По контрасту с геометрическими, как бы обездушенными кадрами — огонь и вихрь мятежа. Ритмическим мотивом всего монтажного эпизода стал ветер. На натурных съемках теперь часто появлялись аэросани: метель неслась по экрану. Москвин превращал снежный вихрь в светящуюся пелену лучей. Трепетали огни факелов, росла толпа бунтовщиков, ничего геометрического уже не было в очертаниях, веселый мальчишка-барабанщик со счастливым лицом выбивал дробь: над поднятыми руками, над летящими в небо киверами появлялись фигуры главарей. Офицер в очках давал команду, восставший полк уходил не то в пламя, не то в метель добывать свободу.

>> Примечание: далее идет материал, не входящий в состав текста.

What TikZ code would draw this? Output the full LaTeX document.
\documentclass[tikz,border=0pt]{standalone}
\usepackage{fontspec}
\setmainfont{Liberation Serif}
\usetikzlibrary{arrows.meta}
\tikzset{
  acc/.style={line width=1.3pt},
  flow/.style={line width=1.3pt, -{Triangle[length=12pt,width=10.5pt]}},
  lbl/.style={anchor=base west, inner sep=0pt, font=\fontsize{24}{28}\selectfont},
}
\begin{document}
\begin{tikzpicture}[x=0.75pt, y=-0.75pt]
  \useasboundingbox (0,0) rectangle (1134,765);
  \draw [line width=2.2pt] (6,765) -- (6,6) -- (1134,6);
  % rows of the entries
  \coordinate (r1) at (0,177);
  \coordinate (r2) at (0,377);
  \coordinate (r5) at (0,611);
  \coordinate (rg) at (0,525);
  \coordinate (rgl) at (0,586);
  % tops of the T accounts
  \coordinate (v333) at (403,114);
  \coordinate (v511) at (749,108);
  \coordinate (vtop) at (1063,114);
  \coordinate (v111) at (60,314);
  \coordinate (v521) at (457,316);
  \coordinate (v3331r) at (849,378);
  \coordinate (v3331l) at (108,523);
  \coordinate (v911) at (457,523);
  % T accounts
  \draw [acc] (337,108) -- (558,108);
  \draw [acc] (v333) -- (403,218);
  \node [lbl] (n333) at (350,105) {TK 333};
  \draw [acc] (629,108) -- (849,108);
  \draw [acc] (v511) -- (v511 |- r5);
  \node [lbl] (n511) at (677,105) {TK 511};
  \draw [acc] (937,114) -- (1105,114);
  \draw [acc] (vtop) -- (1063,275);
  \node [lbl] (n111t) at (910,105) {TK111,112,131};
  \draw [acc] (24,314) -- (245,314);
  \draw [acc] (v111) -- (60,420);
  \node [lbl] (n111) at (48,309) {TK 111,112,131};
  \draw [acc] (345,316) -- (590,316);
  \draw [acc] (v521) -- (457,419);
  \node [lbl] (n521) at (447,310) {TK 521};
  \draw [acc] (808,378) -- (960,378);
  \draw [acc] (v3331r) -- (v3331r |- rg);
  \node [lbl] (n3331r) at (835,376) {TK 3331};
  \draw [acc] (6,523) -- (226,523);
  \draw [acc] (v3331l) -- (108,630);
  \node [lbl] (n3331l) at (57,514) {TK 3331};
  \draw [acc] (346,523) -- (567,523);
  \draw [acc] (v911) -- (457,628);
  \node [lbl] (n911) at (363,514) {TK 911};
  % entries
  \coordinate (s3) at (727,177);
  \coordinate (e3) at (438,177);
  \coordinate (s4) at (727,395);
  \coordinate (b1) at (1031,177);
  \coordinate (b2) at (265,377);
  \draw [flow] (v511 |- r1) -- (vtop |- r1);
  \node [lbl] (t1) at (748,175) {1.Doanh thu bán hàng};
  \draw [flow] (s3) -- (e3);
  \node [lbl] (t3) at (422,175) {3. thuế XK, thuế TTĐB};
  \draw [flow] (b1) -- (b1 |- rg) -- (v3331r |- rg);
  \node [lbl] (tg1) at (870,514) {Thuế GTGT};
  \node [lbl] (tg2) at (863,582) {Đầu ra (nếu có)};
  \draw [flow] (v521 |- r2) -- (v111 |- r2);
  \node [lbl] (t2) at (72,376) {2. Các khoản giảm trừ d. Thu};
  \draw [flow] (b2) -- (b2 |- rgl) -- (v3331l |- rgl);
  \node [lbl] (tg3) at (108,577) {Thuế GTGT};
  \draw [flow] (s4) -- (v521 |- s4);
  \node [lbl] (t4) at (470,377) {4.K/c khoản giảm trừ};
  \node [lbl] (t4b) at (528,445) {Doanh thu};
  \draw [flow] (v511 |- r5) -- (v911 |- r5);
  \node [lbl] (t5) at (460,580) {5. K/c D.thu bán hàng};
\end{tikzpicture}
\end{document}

Тени идущих людей вырастали в крутящихся хлопьях снега, толпа казалась огромной.
Наступало мутное, серое утро, перед мятежниками, вышедшими на снежную равнину, стояли пушки, шеренги правительственных войск, бездушные геометрические формы — черные на белом. Мы ставили себе задачей показать одинокость восставших, ничтожность их сил сравнительно с мощью империи.
Силуэты всадников — штаба карателей, взмах сабли механической фигуры, залпы картечи один за другим, дым закрывал кадр. Наступала ночь, иная, чем ночь восстания. Рваные облака ползли над полем, клубился туман, обволакивая силуэты трупов, занесенное снегом оружие, падаль, волка, вышедшего на добычу. Медленное движение стелющегося дыма создавало зловещий контраст с неподвижностью мертвого пространства, ощущение гнетущей тишины.

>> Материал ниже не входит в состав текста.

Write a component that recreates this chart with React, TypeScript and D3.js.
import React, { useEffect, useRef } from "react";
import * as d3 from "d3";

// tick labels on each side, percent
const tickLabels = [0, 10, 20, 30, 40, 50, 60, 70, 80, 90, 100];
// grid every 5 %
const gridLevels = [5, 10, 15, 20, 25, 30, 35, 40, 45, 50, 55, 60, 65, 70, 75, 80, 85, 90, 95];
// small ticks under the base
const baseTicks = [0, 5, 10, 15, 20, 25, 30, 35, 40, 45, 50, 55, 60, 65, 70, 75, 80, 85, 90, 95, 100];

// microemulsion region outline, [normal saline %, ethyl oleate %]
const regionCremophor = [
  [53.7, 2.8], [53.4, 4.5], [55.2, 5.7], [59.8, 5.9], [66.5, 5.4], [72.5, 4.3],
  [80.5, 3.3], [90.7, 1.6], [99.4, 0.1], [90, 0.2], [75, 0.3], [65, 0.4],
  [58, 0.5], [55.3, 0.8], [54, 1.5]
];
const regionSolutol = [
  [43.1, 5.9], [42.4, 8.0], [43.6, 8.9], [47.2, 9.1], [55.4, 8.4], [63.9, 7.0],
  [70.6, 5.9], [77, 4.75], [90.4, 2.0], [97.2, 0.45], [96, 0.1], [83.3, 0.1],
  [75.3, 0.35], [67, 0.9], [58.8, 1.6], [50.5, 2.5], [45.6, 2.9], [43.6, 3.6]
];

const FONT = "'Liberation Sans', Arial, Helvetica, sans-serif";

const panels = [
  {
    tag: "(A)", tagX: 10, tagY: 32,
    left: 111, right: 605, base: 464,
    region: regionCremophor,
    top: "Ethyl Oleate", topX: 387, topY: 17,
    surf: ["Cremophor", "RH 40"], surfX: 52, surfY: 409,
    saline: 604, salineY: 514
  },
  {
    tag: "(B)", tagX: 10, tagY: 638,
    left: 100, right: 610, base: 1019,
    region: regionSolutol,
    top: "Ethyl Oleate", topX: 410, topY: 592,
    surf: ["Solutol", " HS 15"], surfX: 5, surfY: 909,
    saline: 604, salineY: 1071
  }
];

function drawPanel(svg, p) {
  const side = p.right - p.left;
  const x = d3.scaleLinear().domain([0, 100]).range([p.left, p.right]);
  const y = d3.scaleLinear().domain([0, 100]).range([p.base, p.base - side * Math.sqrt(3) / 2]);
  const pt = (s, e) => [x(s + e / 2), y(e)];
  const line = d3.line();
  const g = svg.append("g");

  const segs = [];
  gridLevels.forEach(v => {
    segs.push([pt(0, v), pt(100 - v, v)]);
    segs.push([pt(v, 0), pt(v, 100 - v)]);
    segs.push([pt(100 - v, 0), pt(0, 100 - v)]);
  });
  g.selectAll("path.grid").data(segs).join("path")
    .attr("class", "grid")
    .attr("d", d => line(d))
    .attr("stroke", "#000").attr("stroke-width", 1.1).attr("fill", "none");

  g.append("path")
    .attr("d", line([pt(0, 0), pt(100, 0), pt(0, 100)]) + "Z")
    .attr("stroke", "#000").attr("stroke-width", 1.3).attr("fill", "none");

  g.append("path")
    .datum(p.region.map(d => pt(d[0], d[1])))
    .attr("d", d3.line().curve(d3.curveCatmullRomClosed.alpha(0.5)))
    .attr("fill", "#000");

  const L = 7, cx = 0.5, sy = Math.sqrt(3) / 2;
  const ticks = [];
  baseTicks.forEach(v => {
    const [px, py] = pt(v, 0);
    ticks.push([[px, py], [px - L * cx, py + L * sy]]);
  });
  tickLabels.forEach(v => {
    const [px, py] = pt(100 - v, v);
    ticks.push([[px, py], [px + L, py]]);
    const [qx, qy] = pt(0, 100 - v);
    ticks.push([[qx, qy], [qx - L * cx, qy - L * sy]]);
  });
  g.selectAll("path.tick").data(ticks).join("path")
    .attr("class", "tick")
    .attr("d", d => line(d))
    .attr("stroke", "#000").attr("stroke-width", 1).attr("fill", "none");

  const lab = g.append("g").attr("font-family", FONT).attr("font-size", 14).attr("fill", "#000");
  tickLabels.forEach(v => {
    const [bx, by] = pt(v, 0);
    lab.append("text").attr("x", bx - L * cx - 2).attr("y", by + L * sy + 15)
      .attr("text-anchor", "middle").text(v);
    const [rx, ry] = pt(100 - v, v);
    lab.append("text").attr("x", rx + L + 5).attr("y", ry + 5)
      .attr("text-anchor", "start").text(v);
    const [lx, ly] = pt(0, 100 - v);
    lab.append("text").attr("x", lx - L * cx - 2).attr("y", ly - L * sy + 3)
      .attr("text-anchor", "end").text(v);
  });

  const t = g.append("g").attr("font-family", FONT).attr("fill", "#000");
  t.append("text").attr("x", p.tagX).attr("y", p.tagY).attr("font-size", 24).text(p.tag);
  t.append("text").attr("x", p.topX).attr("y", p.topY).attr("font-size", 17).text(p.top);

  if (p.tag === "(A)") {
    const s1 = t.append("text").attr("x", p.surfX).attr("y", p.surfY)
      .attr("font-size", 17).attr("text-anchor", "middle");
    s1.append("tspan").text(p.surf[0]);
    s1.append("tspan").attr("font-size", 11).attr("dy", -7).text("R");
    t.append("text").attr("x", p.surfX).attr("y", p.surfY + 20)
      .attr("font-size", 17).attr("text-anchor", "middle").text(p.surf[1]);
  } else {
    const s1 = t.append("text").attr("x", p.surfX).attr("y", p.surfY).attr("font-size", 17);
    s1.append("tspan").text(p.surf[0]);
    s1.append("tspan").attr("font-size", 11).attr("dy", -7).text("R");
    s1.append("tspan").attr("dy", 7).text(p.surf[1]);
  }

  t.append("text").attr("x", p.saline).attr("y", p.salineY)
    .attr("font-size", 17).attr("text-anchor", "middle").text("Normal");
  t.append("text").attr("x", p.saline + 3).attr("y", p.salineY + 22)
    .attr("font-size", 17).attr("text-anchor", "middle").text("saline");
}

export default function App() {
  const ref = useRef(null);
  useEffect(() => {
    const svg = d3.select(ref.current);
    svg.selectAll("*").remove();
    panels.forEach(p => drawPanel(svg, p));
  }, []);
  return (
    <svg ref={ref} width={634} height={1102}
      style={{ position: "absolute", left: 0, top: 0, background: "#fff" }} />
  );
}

Во времена немого кино мы нередко отчетливо представляли себе звук; чисто звуковой контраст определял и эту сцену. Среди занесенных снегом трупов возникало еле заметное движение: раненый мальчик-барабанщик приподнимался, из последних сил заносил над исковерканным барабаном палочки, выбивая дробь, как бы призывая мертвых к бою. Услышав призыв, шевелился еще один человек: близорукий офицер шарил окровавленными пальцами по снегу, находил раздавленные очки, опять терял сознание. На другом конце поля ползла еще одна фигура, тяжелораненый приподнимался, выпрямлялся один над полем боя — последняя живая душа, подымал руку, как бы желая что-то сказать, и падал мертвым.
На «СВД» закончилась наша общая работа с Тыняновым. Однако влияние его на наши фильмы сказывалось и дальше. Задумывая «Юность Максима», мы вспоминали его любовь к подлинным документам, невыдуманным историям. Работая над шекспировскими постановками, я не раз перечитывал его романы и повести.
Думаю, что и «Гамлета» мне было бы ставить гораздо труднее, если бы много лет назад я не работал и не дружил с Тыняновым. Пожатие его дружеской руки помогает мне всю жизнь.